Kementerian ESDM menjamin ketahanan pasokan energi nasional di tengah konflik Rusia dan Ukraina yang mendisrupsi pasar energi dunia, khususnya pada penyediaan minyak mentah dan bahan bakar minyak (BBM).
Direktur Jenderal Migas Kementerian ESDM, Tutuka Ariadji, mengatakan bahwa pemerintah masih perlu mengimpor minyak mentah dan BBM untuk memenuhi konsumsi dalam negeri. Tercatat rerata besaran impor minyak mentah pada 2022 mencapai 286,03 ribu barel per hari (bph).
Oleh karena itu pemerintah telah mengunci komitmen negara produsen minyak yang tak terlibat dalam konflik tersebut, seperti Arab Saudi dan Nigeria. "Dua negara tersebut tidak berhubungan langsung dengan konflik," kata Tutuka dalam Energy Corner CNBC pada Senin (27/2).
Stategi serupa juga diterapkan pemerintah pada pengadaan impor BBM. Pemerintah sejauh ini telah menjalin kesepakatan pembelian BBM dari beberapa negara seperti Singapura dan Malaysia. "Mereka juga tidak berhubungan langsung dengan konflik tersebut sehinga sampai saat ini energi kita sehari-hari bergerak cukup," ujarnya.
Badan Pusat Statistik (BPS) mencatat impor BBM sepanjang 2022 mencapai 347.625 barel per hari (bph) dengan nilai mencapai US$ 19,76 miliar atau sekira Rp 299,41 triliun.
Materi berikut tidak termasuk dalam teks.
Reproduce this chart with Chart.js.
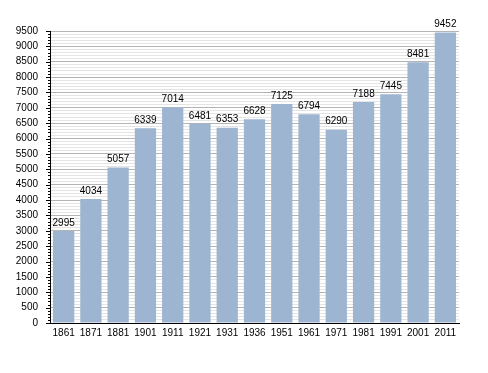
<!DOCTYPE html>
<html lang="en">
  <head>
    <meta charset="UTF-8" />
    <title>Population</title>
    <script src="https://cdn.jsdelivr.net/npm/chart.js"></script>
    <style>
      html, body {
        margin: 0;
        padding: 0;
        background: #fff;
      }
      #wrap {
        width: 488px;
        height: 373px;
      }
    </style>
  </head>
  <body>
    <div id="wrap"><canvas id="chart" width="488" height="373"></canvas></div>

    <script>
      const years = ["1861", "1871", "1881", "1901", "1911", "1921", "1931", "1936",
        "1951", "1961", "1971", "1981", "1991", "2001", "2011"];
      const population = [2995, 4034, 5057, 6339, 7014, 6481, 6353, 6628,
        7125, 6794, 6290, 7188, 7445, 8481, 9452];
      const yMax = 9500;
      const majorStep = 500;
      const minorStep = 100;

      const FONT = "'Liberation Sans', Arial, sans-serif";

      // value labels on top of each bar
      const barLabels = {
        id: "barLabels",
        afterDatasetsDraw(chart) {
          const ctx = chart.ctx;
          const meta = chart.getDatasetMeta(0);
          ctx.save();
          ctx.font = "10px " + FONT;
          ctx.fillStyle = "#000";
          ctx.textAlign = "center";
          ctx.textBaseline = "bottom";
          meta.data.forEach((bar, i) => {
            ctx.fillText(String(population[i]), bar.x, bar.y - 3);
          });
          ctx.restore();
        },
      };

      // major / minor tick marks on the y axis
      const yTickMarks = {
        id: "yTickMarks",
        afterDraw(chart) {
          const ctx = chart.ctx;
          const y = chart.scales.y;
          const x0 = chart.chartArea.left;
          ctx.save();
          ctx.strokeStyle = "#000";
          ctx.lineWidth = 1;
          y.ticks.forEach((t) => {
            const py = Math.round(y.getPixelForValue(t.value)) + 0.5;
            const len = t.value % majorStep === 0 ? 4 : 2;
            ctx.beginPath();
            ctx.moveTo(x0 - len, py);
            ctx.lineTo(x0, py);
            ctx.stroke();
          });
          ctx.restore();
        },
      };

      new Chart(document.getElementById("chart"), {
        type: "bar",
        data: {
          labels: years,
          datasets: [
            {
              data: population,
              backgroundColor: "#9db5d1",
              borderWidth: 0,
              barPercentage: 0.78,
              categoryPercentage: 1,
            },
          ],
        },
        options: {
          responsive: false,
          animation: false,
          layout: {
            padding: { left: 0, right: 29, top: 31, bottom: 30 },
          },
          plugins: {
            legend: { display: false },
            tooltip: { enabled: false },
          },
          scales: {
            x: {
              grid: { display: false, drawTicks: false },
              border: { color: "#000", width: 1 },
              ticks: {
                color: "#000",
                font: { family: FONT, size: 10 },
                padding: 4,
                maxRotation: 0,
                autoSkip: false,
              },
              afterFit(scale) {
                scale.height = 20;
              },
            },
            y: {
              min: 0,
              max: yMax,
              border: { color: "#000", width: 1 },
              grid: {
                drawTicks: false,
                color: (c) =>
                  c.tick && c.tick.value % majorStep === 0 ? "#b4b4b4" : "#e4e4e4",
              },
              ticks: {
                stepSize: minorStep,
                autoSkip: false,
                color: "#000",
                font: { family: FONT, size: 10 },
                padding: 12,
                callback: (v) => (v % majorStep === 0 ? String(v) : ""),
              },
              afterFit(scale) {
                scale.width = 50;
              },
            },
          },
        },
        plugins: [barLabels, yTickMarks],
      });
    </script>
  </body>
</html>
Impor BBM terdiri dari bensin atau gasoline 275.214 bph, dan solar atau gasoil 72.411 bph.
Secara volume, impor BBM 2022 naik 26% dari tahun sebelumnya sebesar 275.861 bph dengan rincian 226.431 bph bensin dan 49.430 bph solar.
Singapura menjadi negara importir BBM terbesar ke Indonesia sepanjang 2022 lewat total pengiriman hingga 165.067 bph, dengan rincian 144.098 bph bensin dan 20.969 bph solar. Selanjutnya ada Malaysia dengan total pengiriman BBM 99.905 bph dan India dengan total volume pengiriman 38.424 bph.
Konflik Rusia-Ukraina kini terindikasi meluas setelah Cina menyerukan rencana perdamaian untuk mengakhiri perang. Direktur Kantor Komisi Urusan Luar Negeri Pusat Partai Komunis Cina, Wang Yi, menekankan bahwa Cina berkomitmen untuk menjembatani pembicaraan damai dalam penyelesaian konflik di Ukraina.
"Kemitraan strategis Cina-Rusia dibangun atas dasar non-aliansi, non-konfrontasi, dan non-penargetan negara ketiga, yang berada dalam hak kedaulatan dua negara merdeka mana pun," kata Wang Yi pada sebuah konferensi pers pekan lalu.
Sikap Cina itu ditanggapi oleh sejumlah pimpinan negara Eropa. Satu diantaranya datang dari Presiden Jerman, Frank Walter Steinmeiner. Dia beranggapan apabila Cina berniat untuk memainkan peran sebagai pihak yang menyerukan perdamaian, maka Cina harus bergabung dengan mayoritas negara di bawah naungan PBB.
"Cina tentu harus berbicara tidak hanya dengan Moskow tetapi juga dengan Kiev," kata Steinmener pada Jumat (24/2).